Power has been boosted in the latest model by 20% with a 52.2A/h lithium-ion battery enabling a rider to cover 120km between charges, depending upon load and conditions.

This has brought only a slight increase in weight, but its 63kg heft still makes it well under half that of a comparable 100cc farm bike. That same frame makes for an easy step-through mount-dismount. It should hold plenty of appeal to farmers tired of throwing aging or aching legs over the seat of a conventional two-wheeler at every stop.

The new model also reflects the refinement UBCO have invested in it, including an easily read ‘fuel’ gauge that gives battery power, along with the usual speed, time and light indications.

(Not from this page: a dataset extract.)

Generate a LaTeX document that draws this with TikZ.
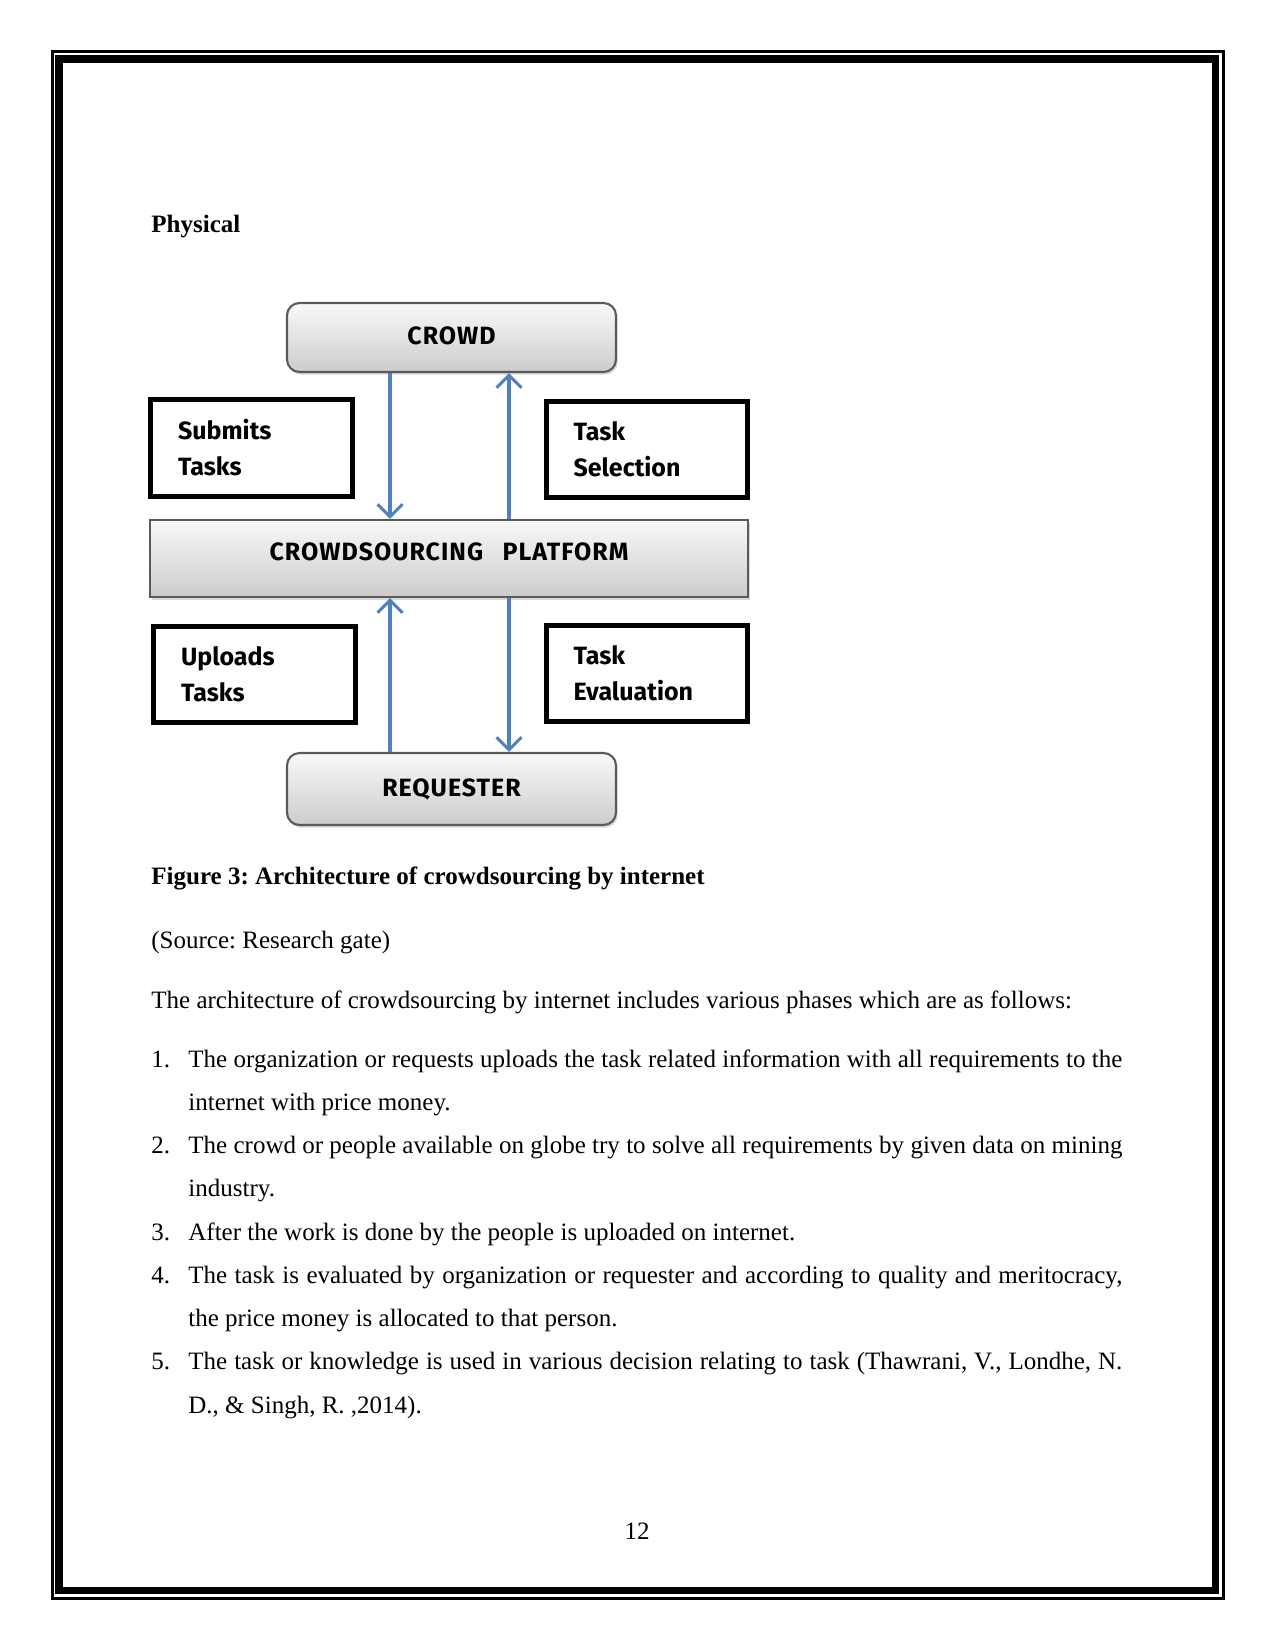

To get underway it’s simply a case of twisting the throttle and easing away, to a top speed of 50km/h in surprisingly short time.

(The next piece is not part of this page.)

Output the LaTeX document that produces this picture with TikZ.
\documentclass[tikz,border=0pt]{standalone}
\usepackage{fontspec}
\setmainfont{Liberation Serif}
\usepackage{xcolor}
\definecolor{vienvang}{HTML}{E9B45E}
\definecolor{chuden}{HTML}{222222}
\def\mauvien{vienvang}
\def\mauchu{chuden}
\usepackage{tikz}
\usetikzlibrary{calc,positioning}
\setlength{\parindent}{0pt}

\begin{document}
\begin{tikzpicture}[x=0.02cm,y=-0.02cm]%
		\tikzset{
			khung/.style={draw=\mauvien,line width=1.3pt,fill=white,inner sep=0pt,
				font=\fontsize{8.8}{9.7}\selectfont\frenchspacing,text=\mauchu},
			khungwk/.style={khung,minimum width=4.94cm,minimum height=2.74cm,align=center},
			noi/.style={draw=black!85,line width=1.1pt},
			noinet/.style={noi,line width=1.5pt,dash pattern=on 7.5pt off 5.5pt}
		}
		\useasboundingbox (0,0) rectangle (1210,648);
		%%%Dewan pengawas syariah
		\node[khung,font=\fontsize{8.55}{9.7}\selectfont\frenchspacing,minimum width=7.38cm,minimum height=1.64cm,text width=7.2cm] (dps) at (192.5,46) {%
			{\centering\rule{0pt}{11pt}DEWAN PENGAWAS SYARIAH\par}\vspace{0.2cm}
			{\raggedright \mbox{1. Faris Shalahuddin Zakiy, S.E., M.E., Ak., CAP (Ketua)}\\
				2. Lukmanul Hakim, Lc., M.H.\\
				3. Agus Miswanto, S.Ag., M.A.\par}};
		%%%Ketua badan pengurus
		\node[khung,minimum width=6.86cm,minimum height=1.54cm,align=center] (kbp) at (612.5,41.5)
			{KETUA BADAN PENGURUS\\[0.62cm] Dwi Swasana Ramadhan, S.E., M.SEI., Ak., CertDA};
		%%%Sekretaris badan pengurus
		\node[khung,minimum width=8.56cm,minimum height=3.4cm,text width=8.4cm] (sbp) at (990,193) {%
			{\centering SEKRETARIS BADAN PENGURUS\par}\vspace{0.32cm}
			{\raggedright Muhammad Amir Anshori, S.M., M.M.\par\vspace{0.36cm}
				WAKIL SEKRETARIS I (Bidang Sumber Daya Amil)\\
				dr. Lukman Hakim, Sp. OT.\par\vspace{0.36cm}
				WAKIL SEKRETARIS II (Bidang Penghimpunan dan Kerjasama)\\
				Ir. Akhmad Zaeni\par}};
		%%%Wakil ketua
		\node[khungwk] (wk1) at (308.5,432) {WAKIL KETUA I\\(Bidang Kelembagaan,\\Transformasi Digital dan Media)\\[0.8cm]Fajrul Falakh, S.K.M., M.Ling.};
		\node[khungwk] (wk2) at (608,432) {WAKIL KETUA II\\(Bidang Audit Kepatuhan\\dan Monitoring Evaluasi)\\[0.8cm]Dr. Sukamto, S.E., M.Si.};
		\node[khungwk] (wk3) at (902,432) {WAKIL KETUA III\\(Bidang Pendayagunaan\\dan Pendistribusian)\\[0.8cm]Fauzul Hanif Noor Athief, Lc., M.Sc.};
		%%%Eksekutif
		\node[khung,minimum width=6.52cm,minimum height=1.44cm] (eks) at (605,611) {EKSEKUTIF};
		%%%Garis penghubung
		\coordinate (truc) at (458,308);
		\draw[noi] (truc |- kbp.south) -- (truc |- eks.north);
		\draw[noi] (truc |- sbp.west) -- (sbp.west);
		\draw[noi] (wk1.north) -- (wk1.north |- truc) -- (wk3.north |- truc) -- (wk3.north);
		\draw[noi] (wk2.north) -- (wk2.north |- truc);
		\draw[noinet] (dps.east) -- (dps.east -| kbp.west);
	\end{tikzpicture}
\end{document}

The engineers at UBCO have worked on improving the travel in the front forks to 140mm from 90mm, while sticking with simple spring shocks on the rear.

Ride is firm but not uncomfortable, and the bikes can handle up to 150kg all up.

The curvy alloy frame has 17 lugs on it that allows anyone feeling handy enough to attach their own extras using M8 bolts, whether it’s a cradle for fence standards, a wide tray for the dog or a case for holding a hunting rifle.

With the launch of the new model, UBCO is promising to release a range of accessories including pannier bags, front and rear cargo decks and tailored attachments.

The test ride offered plenty of opportunity to push the bike over a rough block that had given up trying to soak up the Bay of Plenty’s annual rainfall.

Pushing up a decent 20degree grassy slope, the bike simply keeps delivering, with the motors in each wheel keeping it well planted and consistently climbing.

To get underway it’s simply a case of twisting the throttle and easing away, to a top speed of 50km/h in surprisingly short time.

The 16kg battery pack sits well down on the frame and helps keep centre of gravity low, compared to the usual weight of liquid fuel that rolls around between your legs on a conventional bike.

The UBCO is deceiving: it’s a 63kg lightweight, but it’s gutsy , compliant and versatile, made even more so by offering itself as an electric platform for recharging phones and tools via twin USB ports, a 12V socket or a 230V inverter.

It is easy to see the appeal beyond farming to the likes of local bodies, hunters, Conservation Department and tourism groups.

The latest model is also roadworthy, significantly opening up market opportunities but Lake says the NZ farm market is still one with vast potential as the company expands its dealer network nationwide.

“We have a farming company down in Southland who generate electricity from the methane released from their effluent ponds, in turn charging up their bikes – it’s a closed energy loop for them.”

The UBCO gives you a sense of being like the original Land Rover before it became a city cruiser.

Just as the original Landy has diehard followers who swear to its bullet-proof reliability and guts, it’s easy to imagine the UBCO winning a cult of aficionados who will happily do the same, while adjusting and tailoring them to their own farming needs.

UBCO Electric Bike

Power: 1x1kW brushless motor in each wheel

Max range: 120km (depending on load/power)

Load limit: 150kg

Time to charge: 6-8 hours

Top speed: 50km/h

Weight: 63kg

Typical recharge cost: Under $1.00 per charge.